The young Kufuor was top of his class at Prempeh College in Kumasi – a school modelled on Eton – before travelling to study law in London at the end of the 1950s. He enrolled at Lincoln’s Inn, London, one of the four famous Inns of Court and more than 700 years old. He was called to the Bar in 1961, aged 22.

“It was something. That time when you walked along Chancery Lane, in London, you saw barristers with hoods, gowns and wigs. These days you don’t see those things,” he says.

He entered Oxford University in 1964, and passed his BA Honours degree in philosophy, politics and economics – “PPE”, a degree for those wanting to lead in public service. He was subsequently conferred, in accord with Oxford traditions, with a Master’s degree by the University.

“I lived in Exeter College; it didn’t have central heating. I was privileged in college; I had a bedroom and sitting room. I remember the winter of 1961 to 1962. All I had, as a poor boy from Africa, to warm me through the winter was blankets and pillows. Later, I lived in a cold flat in Muswell Hill in London and all I had to warm me was a paraffin heater.”

But this set Kufuor up for a meteoric rise. By his mid twenties he was back home in Kumasi practising as a lawyer. He recalls his first ever case, which he won.

“Just outside Kumasi, a criminal case involving a motor, in which a mother had been negligent to leave her little son by the roadside and a lorry ran over him. I got the lorry driver acquitted,” he says.

By the age of 27 he was town clerk, running Kumasi and its 4,000 employees. By the age of 30 he was an MP.

Looking back on his time studying in the UK, the young man was impressed.

“We had been independent just two years… comparatively it looked like Europe was so far ahead of Africa.”

Backing the youth of Africa

No more, he says. The youth of Africa, especially his young compatriots from Ghana, are forging ahead honing their skills around the world. “There is so much mobility through technology. You go to China, you see Ghanaians everywhere… Go to India, the US. Singapore, everywhere. I had the opportunity to go to Iceland six years ago and I saw 19 Ghanaians working there, I couldn’t believe my eyes!”

This is one reason why Kufuor pours time and money into his mentorship programme based on leadership, for which the University of Ghana has given land for a permanent home. In the last seven years, it has produced 200 students. Kufuor calls them: “the pilgrims”.

“We have one or two from outside Ghana. All 30 are picked on merit, online – not ‘who you know’. In the last selection of the 30, 21 were women – they are outperforming the boys now!” he says.

“They are doing so well. One works in the British parliament. Another is an Oxford postgraduate who was picked by TikTok when it set up in Dublin.
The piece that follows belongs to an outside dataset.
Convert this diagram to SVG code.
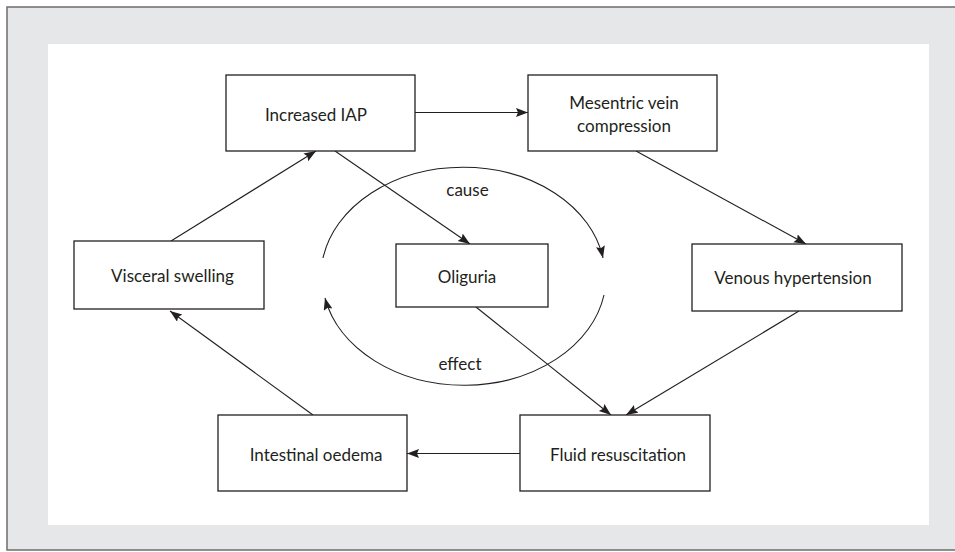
<svg xmlns="http://www.w3.org/2000/svg" width="955" height="552" viewBox="0 0 955 552">
<style>
.box{fill:#fff;stroke:#231f20;stroke-width:1.3}
.lbl{font-family:Lato,"Open Sans","Liberation Sans",sans-serif;font-size:17px;fill:#231f20;text-anchor:middle}
.con{fill:none;stroke:#231f20;stroke-width:1.1}
</style>
<defs>
<marker id="ah" markerUnits="userSpaceOnUse" markerWidth="14" markerHeight="10" refX="12" refY="4.5" orient="auto">
<path d="M0,0 L12,4.5 L0,9 L2,4.5 z" fill="#231f20"/>
</marker>
</defs>
<rect x="7" y="7" width="960" height="543" fill="#e6e7e8" stroke="#6d6e70" stroke-width="1.5"/>
<rect x="48" y="44" width="881" height="481" fill="#fff"/>
<g id="connectors">
<line class="con" x1="415" y1="112.5" x2="528" y2="112.5" marker-end="url(#ah)"/>
<line class="con" x1="636" y1="151" x2="806" y2="244" marker-end="url(#ah)"/>
<line class="con" x1="799" y1="311" x2="626" y2="415" marker-end="url(#ah)"/>
<line class="con" x1="476" y1="307" x2="611" y2="415" marker-end="url(#ah)"/>
<line class="con" x1="335" y1="151" x2="470" y2="244" marker-end="url(#ah)"/>
<line class="con" x1="171" y1="241" x2="316" y2="151" marker-end="url(#ah)"/>
<line class="con" x1="313" y1="415" x2="170" y2="311" marker-end="url(#ah)"/>
<line class="con" x1="520" y1="453.5" x2="407" y2="453.5" marker-end="url(#ah)"/>
<path class="con" d="M323,258 A142,109 0 0 1 603,258" marker-end="url(#ah)"/>
<path class="con" d="M604,295 A142,109 0 0 1 325,298" marker-end="url(#ah)"/>
<text class="lbl" x="467.5" y="196">cause</text>
<text class="lbl" x="460" y="370">effect</text>
</g>
<g id="n-iap"><rect class="box" x="226" y="75" width="189" height="76"/><text class="lbl" x="316" y="121">Increased IAP</text></g>
<g id="n-mesentric"><rect class="box" x="528" y="75" width="189" height="76"/><text class="lbl" x="624" y="109">Mesentric vein</text><text class="lbl" x="624" y="132">compression</text></g>
<g id="n-visceral"><rect class="box" x="74" y="241" width="190" height="68"/><text class="lbl" x="172.5" y="282">Visceral swelling</text></g>
<g id="n-oliguria"><rect class="box" x="396" y="244" width="152" height="63"/><text class="lbl" x="467" y="283">Oliguria</text></g>
<g id="n-venous"><rect class="box" x="692" y="244" width="210" height="67"/><text class="lbl" x="793" y="284">Venous hypertension</text></g>
<g id="n-intestinal"><rect class="box" x="218" y="415" width="189" height="76"/><text class="lbl" x="316" y="461">Intestinal oedema</text></g>
<g id="n-fluid"><rect class="box" x="520" y="415" width="190" height="76"/><text class="lbl" x="618" y="461">Fluid resuscitation</text></g>
</svg>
Another is in Georgetown University.”

‘Power can be so intoxicating’

What about the present crop of African long-term leaders overstaying their welcome?, I ask.

“Power can be so intoxicating; you get it and you become the font of all… Sooner or later you begin to believe that you are specially made in heaven. Recognition of the human individual, in terms of fundamental human rights, will be the order of the day in the future.”

Looking to the future, Kufuor has hopes for the economic prospects of his country, which he believes will be stimulated by more intra-African trade. “We have to move, because we hardly trade among ourselves; we are still in the pigeonholes colonialism put us into. We need powerful advocacy. When people from the grassroots get to feel it [trade’s impact], this is what we need for us to be taken seriously among ourselves. Soon, the continent will have the population of over two billion – bigger than China!” he says.

“People ask: why can’t a businessman from Ghana move to Nigeria, which is only 300 miles or so away, and trade legitimately and fairly? If you want to move a big articulated truck from Accra to Nigeria you would be lucky to do it in more than two or three days, there are so many borders to cross. If the borders are liberalised, then trade will come.”

It has been more than an hour of chat with Kufuor, and he has to leave to attend the graduation of his great-granddaughter, at a nearby London university. It is sure to bring back memories of Kufuor’s own youth amid Britain’s academic elite – and stands as a reminder of how much can be still achieved with a head full of dreams long after that youth has passed.